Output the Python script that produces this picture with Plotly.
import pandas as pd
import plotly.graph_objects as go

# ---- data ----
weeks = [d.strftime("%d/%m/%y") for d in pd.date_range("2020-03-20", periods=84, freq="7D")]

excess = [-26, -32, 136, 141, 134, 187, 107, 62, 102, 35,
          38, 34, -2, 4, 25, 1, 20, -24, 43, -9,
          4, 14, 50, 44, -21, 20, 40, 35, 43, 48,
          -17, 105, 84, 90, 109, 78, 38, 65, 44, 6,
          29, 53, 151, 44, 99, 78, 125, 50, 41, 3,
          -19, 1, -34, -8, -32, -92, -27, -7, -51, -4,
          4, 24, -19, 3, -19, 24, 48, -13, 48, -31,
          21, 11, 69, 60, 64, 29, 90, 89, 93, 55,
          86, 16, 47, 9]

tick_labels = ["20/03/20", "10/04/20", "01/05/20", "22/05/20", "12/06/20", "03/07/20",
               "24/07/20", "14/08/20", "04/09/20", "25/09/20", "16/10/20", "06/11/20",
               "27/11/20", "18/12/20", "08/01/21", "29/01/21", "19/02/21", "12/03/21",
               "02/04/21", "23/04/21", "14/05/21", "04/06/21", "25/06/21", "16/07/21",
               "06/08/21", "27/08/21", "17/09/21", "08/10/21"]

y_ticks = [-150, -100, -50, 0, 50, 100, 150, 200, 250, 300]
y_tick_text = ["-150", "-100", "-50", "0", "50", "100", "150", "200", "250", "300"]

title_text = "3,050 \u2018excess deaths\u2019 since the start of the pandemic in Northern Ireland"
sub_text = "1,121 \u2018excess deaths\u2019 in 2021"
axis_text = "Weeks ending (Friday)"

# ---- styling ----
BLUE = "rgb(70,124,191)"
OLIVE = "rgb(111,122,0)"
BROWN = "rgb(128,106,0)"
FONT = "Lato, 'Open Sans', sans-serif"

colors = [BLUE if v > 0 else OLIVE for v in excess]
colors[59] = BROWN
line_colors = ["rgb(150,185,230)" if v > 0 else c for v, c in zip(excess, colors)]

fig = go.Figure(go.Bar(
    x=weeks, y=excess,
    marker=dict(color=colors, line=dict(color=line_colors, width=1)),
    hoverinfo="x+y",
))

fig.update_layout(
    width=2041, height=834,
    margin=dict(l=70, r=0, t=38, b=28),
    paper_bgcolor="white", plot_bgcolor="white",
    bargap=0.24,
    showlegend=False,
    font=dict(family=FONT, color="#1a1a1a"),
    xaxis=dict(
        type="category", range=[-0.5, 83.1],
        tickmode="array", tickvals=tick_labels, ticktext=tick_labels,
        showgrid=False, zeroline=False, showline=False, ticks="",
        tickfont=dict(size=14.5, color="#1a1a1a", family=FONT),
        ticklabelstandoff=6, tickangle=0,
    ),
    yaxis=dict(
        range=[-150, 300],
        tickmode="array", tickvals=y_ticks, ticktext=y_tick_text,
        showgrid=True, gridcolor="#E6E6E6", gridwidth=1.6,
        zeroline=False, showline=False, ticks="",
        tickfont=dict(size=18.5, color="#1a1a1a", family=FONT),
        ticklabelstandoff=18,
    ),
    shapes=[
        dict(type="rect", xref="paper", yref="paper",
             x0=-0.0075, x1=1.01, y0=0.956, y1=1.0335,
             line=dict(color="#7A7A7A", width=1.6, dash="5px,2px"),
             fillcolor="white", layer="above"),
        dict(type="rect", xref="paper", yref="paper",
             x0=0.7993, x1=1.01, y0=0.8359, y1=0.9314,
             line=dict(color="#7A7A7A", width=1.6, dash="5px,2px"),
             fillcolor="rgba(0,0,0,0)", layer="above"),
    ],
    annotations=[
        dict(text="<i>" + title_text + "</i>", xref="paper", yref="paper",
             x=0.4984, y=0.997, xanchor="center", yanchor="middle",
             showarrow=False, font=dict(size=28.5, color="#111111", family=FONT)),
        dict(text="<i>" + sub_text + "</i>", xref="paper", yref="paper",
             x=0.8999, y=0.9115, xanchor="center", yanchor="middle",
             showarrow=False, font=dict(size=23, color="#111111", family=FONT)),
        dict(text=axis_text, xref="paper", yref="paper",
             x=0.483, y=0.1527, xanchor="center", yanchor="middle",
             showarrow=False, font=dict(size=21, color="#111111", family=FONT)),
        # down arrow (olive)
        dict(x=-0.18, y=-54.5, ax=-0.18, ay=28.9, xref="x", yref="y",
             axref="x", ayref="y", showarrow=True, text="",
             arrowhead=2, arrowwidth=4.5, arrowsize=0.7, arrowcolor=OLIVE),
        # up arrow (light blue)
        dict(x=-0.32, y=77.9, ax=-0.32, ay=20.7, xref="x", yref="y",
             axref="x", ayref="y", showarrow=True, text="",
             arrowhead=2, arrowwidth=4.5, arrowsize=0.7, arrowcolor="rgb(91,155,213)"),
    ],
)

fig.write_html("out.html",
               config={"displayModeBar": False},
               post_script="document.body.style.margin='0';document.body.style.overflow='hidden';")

▶ _TASK TO CARRY OUT_: The lines above should be duplicated exactly.

▶ _PROBLEM SOLUTION_:
Output the Python script that produces this picture with Plotly.
import pandas as pd
import plotly.graph_objects as go

# ---- data ----
weeks = [d.strftime("%d/%m/%y") for d in pd.date_range("2020-03-20", periods=84, freq="7D")]

excess = [-26, -32, 136, 141, 134, 187, 107, 62, 102, 35,
          38, 34, -2, 4, 25, 1, 20, -24, 43, -9,
          4, 14, 50, 44, -21, 20, 40, 35, 43, 48,
          -17, 105, 84, 90, 109, 78, 38, 65, 44, 6,
          29, 53, 151, 44, 99, 78, 125, 50, 41, 3,
          -19, 1, -34, -8, -32, -92, -27, -7, -51, -4,
          4, 24, -19, 3, -19, 24, 48, -13, 48, -31,
          21, 11, 69, 60, 64, 29, 90, 89, 93, 55,
          86, 16, 47, 9]

tick_labels = ["20/03/20", "10/04/20", "01/05/20", "22/05/20", "12/06/20", "03/07/20",
               "24/07/20", "14/08/20", "04/09/20", "25/09/20", "16/10/20", "06/11/20",
               "27/11/20", "18/12/20", "08/01/21", "29/01/21", "19/02/21", "12/03/21",
               "02/04/21", "23/04/21", "14/05/21", "04/06/21", "25/06/21", "16/07/21",
               "06/08/21", "27/08/21", "17/09/21", "08/10/21"]

y_ticks = [-150, -100, -50, 0, 50, 100, 150, 200, 250, 300]
y_tick_text = ["-150", "-100", "-50", "0", "50", "100", "150", "200", "250", "300"]

title_text = "3,050 \u2018excess deaths\u2019 since the start of the pandemic in Northern Ireland"
sub_text = "1,121 \u2018excess deaths\u2019 in 2021"
axis_text = "Weeks ending (Friday)"

# ---- styling ----
BLUE = "rgb(70,124,191)"
OLIVE = "rgb(111,122,0)"
BROWN = "rgb(128,106,0)"
FONT = "Lato, 'Open Sans', sans-serif"

colors = [BLUE if v > 0 else OLIVE for v in excess]
colors[59] = BROWN
line_colors = ["rgb(150,185,230)" if v > 0 else c for v, c in zip(excess, colors)]

fig = go.Figure(go.Bar(
    x=weeks, y=excess,
    marker=dict(color=colors, line=dict(color=line_colors, width=1)),
    hoverinfo="x+y",
))

fig.update_layout(
    width=2041, height=834,
    margin=dict(l=70, r=0, t=38, b=28),
    paper_bgcolor="white", plot_bgcolor="white",
    bargap=0.24,
    showlegend=False,
    font=dict(family=FONT, color="#1a1a1a"),
    xaxis=dict(
        type="category", range=[-0.5, 83.1],
        tickmode="array", tickvals=tick_labels, ticktext=tick_labels,
        showgrid=False, zeroline=False, showline=False, ticks="",
        tickfont=dict(size=14.5, color="#1a1a1a", family=FONT),
        ticklabelstandoff=6, tickangle=0,
    ),
    yaxis=dict(
        range=[-150, 300],
        tickmode="array", tickvals=y_ticks, ticktext=y_tick_text,
        showgrid=True, gridcolor="#E6E6E6", gridwidth=1.6,
        zeroline=False, showline=False, ticks="",
        tickfont=dict(size=18.5, color="#1a1a1a", family=FONT),
        ticklabelstandoff=18,
    ),
    shapes=[
        dict(type="rect", xref="paper", yref="paper",
             x0=-0.0075, x1=1.01, y0=0.956, y1=1.0335,
             line=dict(color="#7A7A7A", width=1.6, dash="5px,2px"),
             fillcolor="white", layer="above"),
        dict(type="rect", xref="paper", yref="paper",
             x0=0.7993, x1=1.01, y0=0.8359, y1=0.9314,
             line=dict(color="#7A7A7A", width=1.6, dash="5px,2px"),
             fillcolor="rgba(0,0,0,0)", layer="above"),
    ],
    annotations=[
        dict(text="<i>" + title_text + "</i>", xref="paper", yref="paper",
             x=0.4984, y=0.997, xanchor="center", yanchor="middle",
             showarrow=False, font=dict(size=28.5, color="#111111", family=FONT)),
        dict(text="<i>" + sub_text + "</i>", xref="paper", yref="paper",
             x=0.8999, y=0.9115, xanchor="center", yanchor="middle",
             showarrow=False, font=dict(size=23, color="#111111", family=FONT)),
        dict(text=axis_text, xref="paper", yref="paper",
             x=0.483, y=0.1527, xanchor="center", yanchor="middle",
             showarrow=False, font=dict(size=21, color="#111111", family=FONT)),
        # down arrow (olive)
        dict(x=-0.18, y=-54.5, ax=-0.18, ay=28.9, xref="x", yref="y",
             axref="x", ayref="y", showarrow=True, text="",
             arrowhead=2, arrowwidth=4.5, arrowsize=0.7, arrowcolor=OLIVE),
        # up arrow (light blue)
        dict(x=-0.32, y=77.9, ax=-0.32, ay=20.7, xref="x", yref="y",
             axref="x", ayref="y", showarrow=True, text="",
             arrowhead=2, arrowwidth=4.5, arrowsize=0.7, arrowcolor="rgb(91,155,213)"),
    ],
)

fig.write_html("out.html",
               config={"displayModeBar": False},
               post_script="document.body.style.margin='0';document.body.style.overflow='hidden';")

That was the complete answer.